Aim -
Exactly as written, write out the lines below from the first to the one containing "var fitSd = 2.74;", inclusive. Pictures do not belong in the copy.

Provided material -
— START —

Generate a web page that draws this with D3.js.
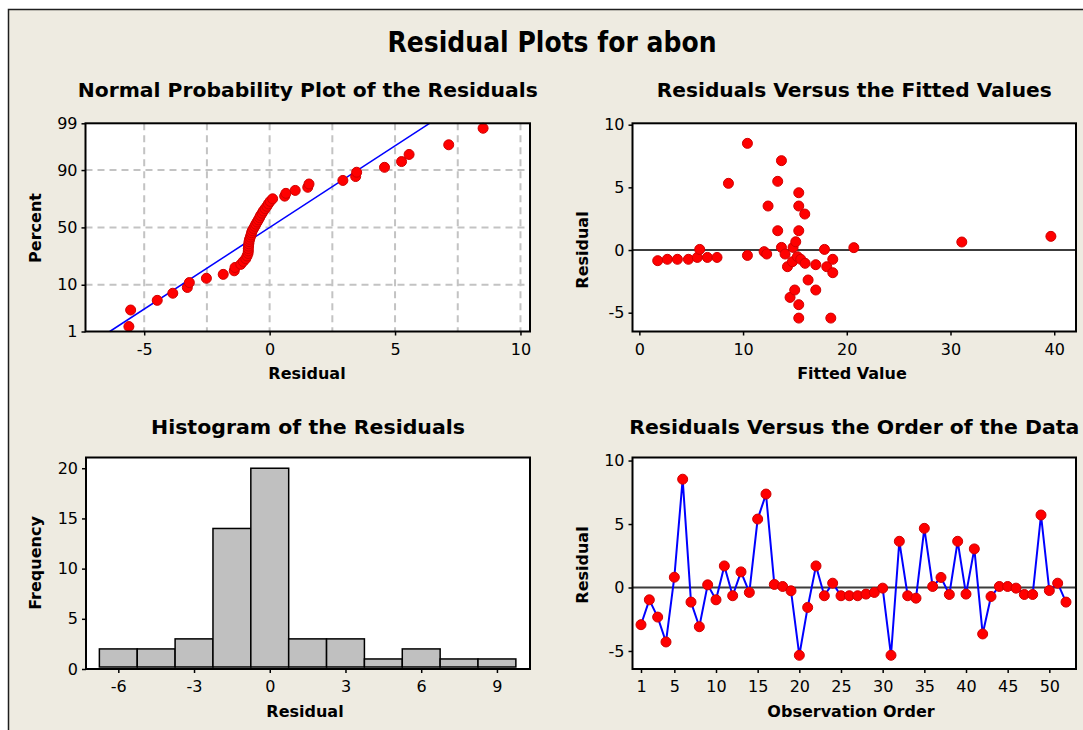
<!DOCTYPE html>
<html>
<head>
<meta charset="utf-8">
<script src="https://cdn.jsdelivr.net/npm/d3@7/dist/d3.min.js"></script>
<style>
  body { margin: 0; background: #ffffff; }
  svg text { font-family: "DejaVu Sans", Verdana, sans-serif; fill: #000; }
</style>
</head>
<body>
<div id="chart"></div>
<script>
// ---- data ----

// residuals in observation order (1..52)
var orderResiduals = [-2.93, -0.97, -2.33, -4.29, 0.81, 8.53, -1.15, -3.09, 0.21, -0.97,
  1.70, -0.65, 1.23, -0.39, 5.39, 7.36, 0.24, 0.08, -0.26, -5.34,
  -1.57, 1.70, -0.65, 0.34, -0.65, -0.65, -0.65, -0.52, -0.39, -0.05,
  -5.34, 3.64, -0.65, -0.84, 4.66, 0.08, 0.79, -0.55, 3.64, -0.52,
  3.04, -3.66, -0.71, 0.08, 0.08, -0.05, -0.55, -0.55, 5.71, -0.24,
  0.34, -1.15];

// sorted residuals as plotted on the normal probability plot
var normalResiduals = [-5.61, -5.54, -4.48, -3.86, -3.28, -3.20, -2.52, -1.85, -1.41, -1.38,
  -1.15, -1.05, -0.95, -0.90, -0.86, -0.85, -0.85, -0.84, -0.83, -0.82,
  -0.80, -0.77, -0.74, -0.72, -0.69, -0.64, -0.59, -0.55, -0.50, -0.45,
  -0.40, -0.36, -0.30, -0.25, -0.18, -0.11, -0.05, 0.02, 0.12, 0.60,
  0.65, 1.02, 1.52, 1.57, 2.92, 3.43, 3.47, 4.58, 5.26, 5.56,
  7.14, 8.51];

// fitted normal line (mean, standard deviation)
var fitMean = 0;
var fitSd = 2.74;

// residuals versus fitted values
var fittedValues = [1.77, 2.70, 3.67, 4.73, 5.59, 5.82, 6.56, 7.49, 8.59, 10.42,
  10.42, 12.03, 12.28, 12.41, 13.34, 13.34, 13.70, 13.70, 14.05, 14.28,
  14.53, 14.76, 14.82, 14.98, 15.08, 15.24, 15.37, 15.37, 15.37, 15.37,
  15.37, 15.56, 15.95, 15.98, 16.27, 17.01, 17.01, 17.85, 18.07, 18.46,
  18.65, 18.65, 20.68, 31.09, 39.68];
var fittedResiduals = [-0.85, -0.74, -0.74, -0.74, -0.59, 0.05, -0.59, -0.59, 5.32, 8.51,
  -0.43, -0.13, -0.32, 3.51, 5.48, 1.54, 7.13, 0.21, -0.32, -1.33,
  -3.78, -0.93, 0.21, -3.19, 0.66, -0.53, 4.57, 3.51, 1.54, -4.36,
  -5.43, -0.74, 2.87, -1.06, -2.39, -1.17, -3.19, 0.05, -1.33, -5.43,
  -0.74, -1.81, 0.19, 0.64, 1.09];

// histogram
var histBinEdges = [-6.75, -5.25, -3.75, -2.25, -0.75, 0.75, 2.25, 3.75, 5.25, 6.75, 8.25, 9.75];
var histCounts = [2, 2, 3, 14, 20, 3, 3, 1, 2, 1, 1];

// tick labels
var percentTicks = [1, 10, 50, 90, 99];
var percentGrid = [10, 50, 90];
var normalXTicks = [-5, 0, 5, 10];
var normalXGrid = [-5, -2.5, 0, 2.5, 5, 7.5, 10];
var fittedXTicks = [0, 10, 20, 30, 40];
var residualTicks = [-5, 0, 5, 10];
var histXTicks = [-6, -3, 0, 3, 6, 9];
var histYTicks = [0, 5, 10, 15, 20];
var orderXTicks = [1, 5, 10, 15, 20, 25, 30, 35, 40, 45, 50];

// ---- layout ----
var width = 1083;
var height = 730;
var panels = {
  normal: { left: 85.5, right: 530, top: 123.3, bottom: 331.5 },
  fitted: { left: 632.5, right: 1076, top: 123.3, bottom: 331.5 },
  hist:   { left: 86, right: 530, top: 457.5, bottom: 669 },
  order:  { left: 632.5, right: 1076, top: 457.5, bottom: 669 }
};
var red = "#ff0000";
var blue = "#0000ff";

// inverse of the standard normal CDF (Acklam)
function qnorm(p) {
  var a = [-3.969683028665376e+01, 2.209460984245205e+02, -2.759285104469687e+02, 1.383577518672690e+02, -3.066479806614716e+01, 2.506628277459239e+00];
  var b = [-5.447609879822406e+01, 1.615858368580409e+02, -1.556989798598866e+02, 6.680131188771972e+01, -1.328068155288572e+01];
  var c = [-7.784894002430293e-03, -3.223964580411365e-01, -2.400758277161838e+00, -2.549732539343734e+00, 4.374664141464968e+00, 2.938163982698783e+00];
  var d = [7.784695709041462e-03, 3.224671290700398e-01, 2.445134137142996e+00, 3.754408661907416e+00];
  var q, r;
  if (p < 0.02425) {
    q = Math.sqrt(-2 * Math.log(p));
    return (((((c[0] * q + c[1]) * q + c[2]) * q + c[3]) * q + c[4]) * q + c[5]) / ((((d[0] * q + d[1]) * q + d[2]) * q + d[3]) * q + 1);
  }
  if (p > 1 - 0.02425) {
    q = Math.sqrt(-2 * Math.log(1 - p));
    return -(((((c[0] * q + c[1]) * q + c[2]) * q + c[3]) * q + c[4]) * q + c[5]) / ((((d[0] * q + d[1]) * q + d[2]) * q + d[3]) * q + 1);
  }
  q = p - 0.5;
  r = q * q;
  return (((((a[0] * r + a[1]) * r + a[2]) * r + a[3]) * r + a[4]) * r + a[5]) * q / (((((b[0] * r + b[1]) * r + b[2]) * r + b[3]) * r + b[4]) * r + 1);
}

// plain hyphen-minus labels like the original
var plain = function (d) { return String(d); };

var svg = d3.select("#chart")
  .append("svg")
  .attr("width", width)
  .attr("height", height);

// beige outer frame (cropped on the right and bottom)
svg.append("rect")
  .attr("x", 8.5)
  .attr("y", 9.5)
  .attr("width", width + 20)
  .attr("height", height + 20)
  .attr("fill", "#eeebe1")
  .attr("stroke", "#1e1e1e")
  .attr("stroke-width", 1.5);

// main title
svg.append("text")
  .attr("x", 552)
  .attr("y", 52)
  .attr("text-anchor", "middle")
  .attr("textLength", 329)
  .attr("lengthAdjust", "spacingAndGlyphs")
  .style("font-size", "28px")
  .style("font-weight", "bold")
  .text("Residual Plots for abon");

// panel helpers
function panelBackground(p) {
  svg.append("rect")
    .attr("x", p.left).attr("y", p.top)
    .attr("width", p.right - p.left).attr("height", p.bottom - p.top)
    .attr("fill", "#ffffff");
}

function panelBorder(p) {
  svg.append("rect")
    .attr("x", p.left).attr("y", p.top)
    .attr("width", p.right - p.left).attr("height", p.bottom - p.top)
    .attr("fill", "none")
    .attr("stroke", "#000")
    .attr("stroke-width", 2);
}

function panelTitle(p, txt, y, len) {
  svg.append("text")
    .attr("x", (p.left + p.right) / 2)
    .attr("y", y)
    .attr("text-anchor", "middle")
    .attr("textLength", len)
    .attr("lengthAdjust", "spacingAndGlyphs")
    .style("font-size", "20px")
    .style("font-weight", "bold")
    .text(txt);
}

function xLabel(x, y, txt) {
  svg.append("text")
    .attr("x", x).attr("y", y)
    .attr("text-anchor", "middle")
    .style("font-size", "16px")
    .style("font-weight", "bold")
    .text(txt);
}

function yLabel(x, y, txt) {
  svg.append("text")
    .attr("transform", "translate(" + x + "," + y + ") rotate(-90)")
    .attr("text-anchor", "middle")
    .style("font-size", "16px")
    .style("font-weight", "bold")
    .text(txt);
}

function styleAxis(g) {
  g.select(".domain").remove();
  g.selectAll(".tick line").attr("stroke", "#000").attr("stroke-width", 1.5);
  g.selectAll(".tick text").style("font-size", "16px").style("font-family", "'DejaVu Sans', Verdana, sans-serif");
}

function addAxes(p, xScale, yScale, xTicks, yTicks, xFormat, yFormat) {
  var xa = d3.axisBottom(xScale).tickValues(xTicks).tickSize(4).tickPadding(8)
    .tickFormat(xFormat || plain);
  svg.append("g")
    .attr("transform", "translate(0," + p.bottom + ")")
    .call(xa)
    .call(styleAxis);

  var ya = d3.axisLeft(yScale).tickValues(yTicks).tickSize(4).tickPadding(4)
    .tickFormat(yFormat || plain);
  svg.append("g")
    .attr("transform", "translate(" + p.left + ",0)")
    .call(ya)
    .call(styleAxis);
}

function dots(xs, ys, xScale, yScale) {
  svg.append("g")
    .selectAll("circle")
    .data(xs)
    .enter().append("circle")
    .attr("cx", function (d) { return xScale(d); })
    .attr("cy", function (d, i) { return yScale(ys[i]); })
    .attr("r", 5)
    .attr("fill", red)
    .attr("stroke", "#d00000")
    .attr("stroke-width", 1);
}

// ---- Normal probability plot ----
var pn = panels.normal;
panelBackground(pn);
var xNorm = d3.scaleLinear().domain([-7.34, 10.38]).range([pn.left, pn.right]);
var zMin = qnorm(0.01), zMax = qnorm(0.99);
var yNorm = d3.scaleLinear().domain([zMin, zMax]).range([pn.bottom, pn.top]);

// dashed grid
svg.append("g")
  .selectAll("line")
  .data(normalXGrid)
  .enter().append("line")
  .attr("x1", function (d) { return xNorm(d); })
  .attr("x2", function (d) { return xNorm(d); })
  .attr("y1", pn.top).attr("y2", pn.bottom)
  .attr("stroke", "#c3c3c3").attr("stroke-width", 2).attr("stroke-dasharray", "7,5");
svg.append("g")
  .selectAll("line")
  .data(percentGrid)
  .enter().append("line")
  .attr("x1", pn.left).attr("x2", pn.right)
  .attr("y1", function (d) { return yNorm(qnorm(d / 100)); })
  .attr("y2", function (d) { return yNorm(qnorm(d / 100)); })
  .attr("stroke", "#c3c3c3").attr("stroke-width", 2).attr("stroke-dasharray", "7,5");

// fitted normal line
svg.append("path")
  .datum([zMin, zMax])
  .attr("fill", "none")
  .attr("stroke", blue)
  .attr("stroke-width", 1.5)
  .attr("d", d3.line()
    .x(function (z) { return xNorm(fitMean + fitSd * z); })
    .y(function (z) { return yNorm(z); }));

// plotting positions (median ranks)
var nN = normalResiduals.length;
var normalZ = normalResiduals.map(function (d, i) { return qnorm((i + 1 - 0.3) / (nN + 0.4)); });
dots(normalResiduals, normalZ, xNorm, yNorm);
panelBorder(pn);
addAxes(pn, xNorm, yNorm, normalXTicks, percentTicks.map(function (t) { return qnorm(t / 100); }),
  null, function (d, i) { return percentTicks[i]; });
panelTitle(pn, "Normal Probability Plot of the Residuals", 97, 460);
xLabel(307, 379, "Residual");
yLabel(41, 228, "Percent");

// ---- Residuals versus fitted values ----
var pf = panels.fitted;
panelBackground(pf);
var xFit = d3.scaleLinear().domain([-0.66, 42.1]).range([pf.left, pf.right]);
var yFit = d3.scaleLinear().domain([-6.5, 10.11]).range([pf.bottom, pf.top]);
svg.append("line")
  .attr("x1", pf.left).attr("x2", pf.right)
  .attr("y1", yFit(0)).attr("y2", yFit(0))
  .attr("stroke", "#3c3c3c").attr("stroke-width", 2);
dots(fittedValues, fittedResiduals, xFit, yFit);
panelBorder(pf);
addAxes(pf, xFit, yFit, fittedXTicks, residualTicks);
panelTitle(pf, "Residuals Versus the Fitted Values", 97, 395);
xLabel(852, 379, "Fitted Value");
yLabel(588, 250, "Residual");

// ---- Histogram ----
var ph = panels.hist;
panelBackground(ph);
var xHist = d3.scaleLinear().domain([-7.28, 10.31]).range([ph.left, ph.right]);
var yHist = d3.scaleLinear().domain([0, 21.07]).range([ph.bottom, ph.top]);
svg.append("g")
  .selectAll("rect")
  .data(histCounts)
  .enter().append("rect")
  .attr("x", function (d, i) { return xHist(histBinEdges[i]); })
  .attr("width", function (d, i) { return xHist(histBinEdges[i + 1]) - xHist(histBinEdges[i]); })
  .attr("y", function (d) { return yHist(d); })
  .attr("height", function (d) { return yHist(0) - yHist(d) - 2; })
  .attr("fill", "#c0c0c0")
  .attr("stroke", "#000")
  .attr("stroke-width", 1.5);
panelBorder(ph);
addAxes(ph, xHist, yHist, histXTicks, histYTicks);
panelTitle(ph, "Histogram of the Residuals", 434, 314);
xLabel(305, 717, "Residual");
yLabel(41, 563, "Frequency");

// ---- Residuals versus order ----
var po = panels.order;
panelBackground(po);
var xOrd = d3.scaleLinear().domain([-0.02, 53.2]).range([po.left, po.right]);
var yOrd = d3.scaleLinear().domain([-6.42, 10.24]).range([po.bottom, po.top]);
svg.append("line")
  .attr("x1", po.left).attr("x2", po.right)
  .attr("y1", yOrd(0)).attr("y2", yOrd(0))
  .attr("stroke", "#3c3c3c").attr("stroke-width", 2);
var orderIdx = orderResiduals.map(function (d, i) { return i + 1; });
svg.append("path")
  .datum(orderResiduals)
  .attr("fill", "none")
  .attr("stroke", blue)
  .attr("stroke-width", 2)
  .attr("d", d3.line()
    .x(function (d, i) { return xOrd(orderIdx[i]); })
    .y(function (d) { return yOrd(d); }));
dots(orderIdx, orderResiduals, xOrd, yOrd);
panelBorder(po);
addAxes(po, xOrd, yOrd, orderXTicks, residualTicks);
panelTitle(po, "Residuals Versus the Order of the Data", 434, 450);
xLabel(851, 717, "Observation Order");
yLabel(588, 565, "Residual");
</script>
</body>
</html>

— END —

Answer for this exercise -
Generate a web page that draws this with D3.js.
<!DOCTYPE html>
<html>
<head>
<meta charset="utf-8">
<script src="https://cdn.jsdelivr.net/npm/d3@7/dist/d3.min.js"></script>
<style>
  body { margin: 0; background: #ffffff; }
  svg text { font-family: "DejaVu Sans", Verdana, sans-serif; fill: #000; }
</style>
</head>
<body>
<div id="chart"></div>
<script>
// ---- data ----

// residuals in observation order (1..52)
var orderResiduals = [-2.93, -0.97, -2.33, -4.29, 0.81, 8.53, -1.15, -3.09, 0.21, -0.97,
  1.70, -0.65, 1.23, -0.39, 5.39, 7.36, 0.24, 0.08, -0.26, -5.34,
  -1.57, 1.70, -0.65, 0.34, -0.65, -0.65, -0.65, -0.52, -0.39, -0.05,
  -5.34, 3.64, -0.65, -0.84, 4.66, 0.08, 0.79, -0.55, 3.64, -0.52,
  3.04, -3.66, -0.71, 0.08, 0.08, -0.05, -0.55, -0.55, 5.71, -0.24,
  0.34, -1.15];

// sorted residuals as plotted on the normal probability plot
var normalResiduals = [-5.61, -5.54, -4.48, -3.86, -3.28, -3.20, -2.52, -1.85, -1.41, -1.38,
  -1.15, -1.05, -0.95, -0.90, -0.86, -0.85, -0.85, -0.84, -0.83, -0.82,
  -0.80, -0.77, -0.74, -0.72, -0.69, -0.64, -0.59, -0.55, -0.50, -0.45,
  -0.40, -0.36, -0.30, -0.25, -0.18, -0.11, -0.05, 0.02, 0.12, 0.60,
  0.65, 1.02, 1.52, 1.57, 2.92, 3.43, 3.47, 4.58, 5.26, 5.56,
  7.14, 8.51];

// fitted normal line (mean, standard deviation)
var fitMean = 0;
var fitSd = 2.74;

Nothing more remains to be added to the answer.